While the Debtor and the Defendants desire different means for resolving the DiMauro action, both sides desire the same end: prompt liquidation of all claims and counterclaims. This Court must therefore determine whether liquidation of the DiMauro
action in the United States District Court of New York would unduly delay the prompt administration of the Apex estate. For reasons set forth below, this Court believes that liquidation of the parties’ claims in the Southern District of New York, should a trial start January 8, 1990, would not so unduly delay administration of the case as to warrant an estimation of the Defendants’ counterclaims. First, the fact that Judge Walker has both set a trial date for January 8, 1990 (should the automatic stay be lifted) and has indicated his willingness to consider retention of the case, even if his appointment to the Second Circuit is confirmed, indicates to this Court that a final disposition of the DiMauro action is imminent. Second, the parties have acknowledged to this Court that should the stay be lifted and a trial allowed in New York, each party would be prepared to litigate by January 8, 1990. Third, this Court acknowledges Judge Walker’s familiarity and expertise in th DiMauro action. Surely few would dispute the fact that seven years of oversight make Judge Walker the most qualified person to guide the DiMauro action to its long-awaited conclusion.
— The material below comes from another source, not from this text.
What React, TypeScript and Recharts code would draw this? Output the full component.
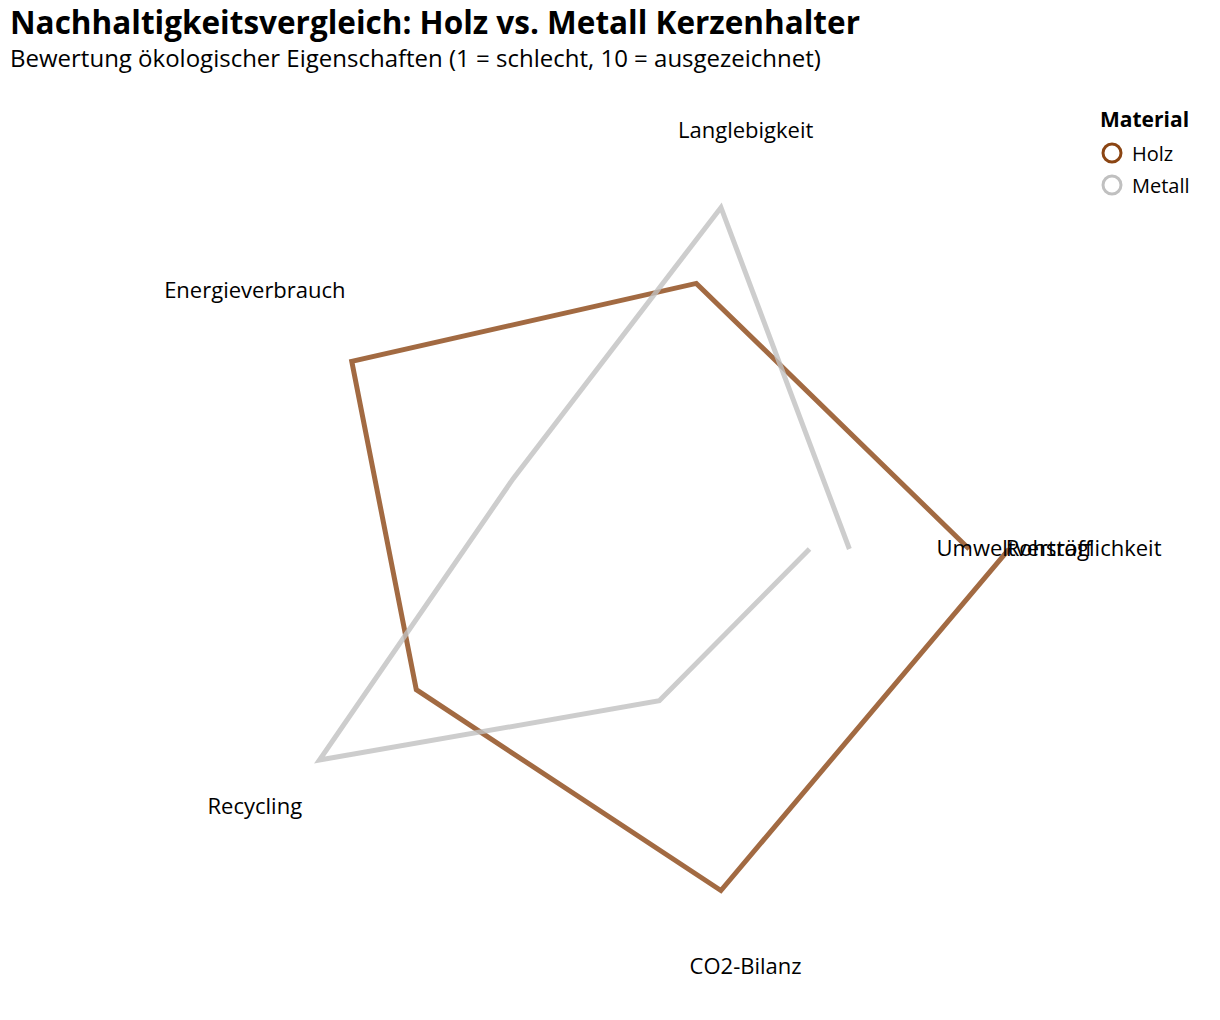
import React from 'react';
import {
  RadarChart,
  Radar,
  PolarAngleAxis,
  PolarRadiusAxis,
  Legend,
} from 'recharts';

// categories in the order they were plotted (first at 0°, last back at 360°)
const categories = [
  'Rohstoff',
  'Langlebigkeit',
  'Energieverbrauch',
  'Recycling',
  'CO2-Bilanz',
  'Umweltverträglichkeit',
];
const holzScores = [9, 7, 8, 6, 9, 10];
const metallScores = [6, 9, 3, 9, 4, 5];

const seriesNames = ['Holz', 'Metall'];
const seriesColors = ['#8B4513', '#C0C0C0'];

const step = 360 / (categories.length - 1);
const angleTicks = categories.map((_, i) => i * step);

const data = categories.map((name, i) => ({
  name,
  angle: angleTicks[i],
  Holz: holzScores[i],
  Metall: metallScores[i],
}));

const FONT = '"Open Sans", "Noto Sans", sans-serif';

const AngleTick = (props: any) => {
  const { x, y, payload } = props;
  const idx = Math.round(payload.value / step);
  return (
    <text
      x={x}
      y={y}
      dy={-2}
      textAnchor="middle"
      dominantBaseline="central"
      fontFamily={FONT}
      fontSize={22}
      fill="#000"
    >
      {categories[idx]}
    </text>
  );
};

const OpenLine = (props: any) => {
  const pts: { x: number; y: number }[] = props.points || [];
  if (!pts.length) return null;
  const d = pts.map((p, i) => `${i === 0 ? 'M' : 'L'}${p.x},${p.y}`).join(' ');
  return (
    <path
      d={d}
      fill="none"
      stroke={props.stroke}
      strokeOpacity={0.8}
      strokeWidth={5}
      strokeLinejoin="miter"
    />
  );
};

const MaterialLegend = (props: any) => {
  const payload = props.payload || [];
  return (
    <div style={{ fontFamily: FONT, color: '#000' }}>
      <div style={{ fontWeight: 700, fontSize: 21, lineHeight: '28px', marginBottom: 4 }}>
        Material
      </div>
      {payload.map((p: any) => (
        <div key={p.value} style={{ display: 'flex', alignItems: 'center', height: 32 }}>
          <svg width={24} height={24} style={{ marginRight: 8 }}>
            <circle cx={12} cy={12} r={9} fill="none" stroke={p.color} strokeWidth={3} />
          </svg>
          <span style={{ fontSize: 20 }}>{p.value}</span>
        </div>
      ))}
    </div>
  );
};

export default function App() {
  return (
    <div style={{ position: 'relative', width: 1220, height: 1020, background: '#fff' }}>
      <style>{'body{margin:0}'}</style>
      <div
        style={{
          position: 'absolute',
          left: 10,
          top: 5,
          fontFamily: FONT,
          fontWeight: 700,
          fontSize: 31.5,
          lineHeight: '34px',
          color: '#000',
          whiteSpace: 'nowrap',
        }}
      >
        Nachhaltigkeitsvergleich: Holz vs. Metall Kerzenhalter
      </div>
      <div
        style={{
          position: 'absolute',
          left: 10,
          top: 44,
          fontFamily: FONT,
          fontSize: 24,
          lineHeight: '27px',
          color: '#000',
          whiteSpace: 'nowrap',
        }}
      >
        Bewertung ökologischer Eigenschaften (1 = schlecht, 10 = ausgezeichnet)
      </div>
      <RadarChart
        width={1220}
        height={1020}
        data={data}
        cx={610}
        cy={549}
        outerRadius={399}
        startAngle={0}
        endAngle={359.99}
        margin={{ top: 0, right: 0, bottom: 0, left: 0 }}
      >
        <PolarAngleAxis
          dataKey="angle"
          type="number"
          domain={[0, 360]}
          ticks={angleTicks as any}
          tick={<AngleTick />}
          tickSize={40}
          tickLine={false}
          axisLine={false}
        />
        <PolarRadiusAxis domain={[0, 10]} tick={false} axisLine={false} />
        {seriesNames.map((s, i) => (
          <Radar
            key={s}
            name={s}
            dataKey={s}
            stroke={seriesColors[i]}
            fill="none"
            dot={false}
            isAnimationActive={false}
            shape={<OpenLine />}
          />
        ))}
        <Legend
          content={<MaterialLegend />}
          wrapperStyle={{ position: 'absolute', left: 1100, top: 105, width: 115 }}
        />
      </RadarChart>
    </div>
  );
}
Fourth, Judge Walker has stated that because the parties’ claims and counterclaims arose from basically the same occurrences and transactions, they are “inextricably intertwined”. If this Court chooses to grant Apex’s Motion, however, it would only be permitted by law to estimate the Defendants’ counterclaims. Apex’s claims against the Defendants would remain unaffected by this Court’s estimation and would still await litigation in the District Court. In sum, part o DiMauro must be litigated regardless of this Court’s decision to grant the Motion for Estimation. The most logical, expeditious and judicially economical method of disposing of the DiMauro
action is a full trial of all claims and counterclaims in the District Court.

Finally, while certainly not an infallible prophet, this Court believes that the timing of a plan’s confirmation and the final disposition of the DiMauro action will not be greatly disparate. Apex filed its Plan and Disclosure Statement on October 30, 1989. Now the parties must determine the adequacy of the Disclosure Statement, and the Plan must receive confirmation from the creditors, who will then receive their distribution. Although seemingly simple, these events could become difficult, lengthy, and involved. This Court concludes, however, based upon the facts presented, that a complete liquidation of all parties’ claims and counterclaims in the District Court would not unduly
delay the administration of the Apex estate. Accordingly, it is

ORDERED that the Debtors’ Motion To Estimate Claims is DENIED.

[1] Belcher and Stinnes have filed a Motion To Lift Stay, which this Court will hear on November 8, 1989.
[2] The Defendants filed claims in excess of $34 million, but dispute Apex’s characterization that their claims comprise the second largest unliquidated claim.
[3] Due to the apparent necessity of gaining the qualification of the Securities Exchange Commission to Trust Indenture of Apex’s Plan, a hearing to determine the adequacy of the Disclosure Statement may not be set until late December at the earliest.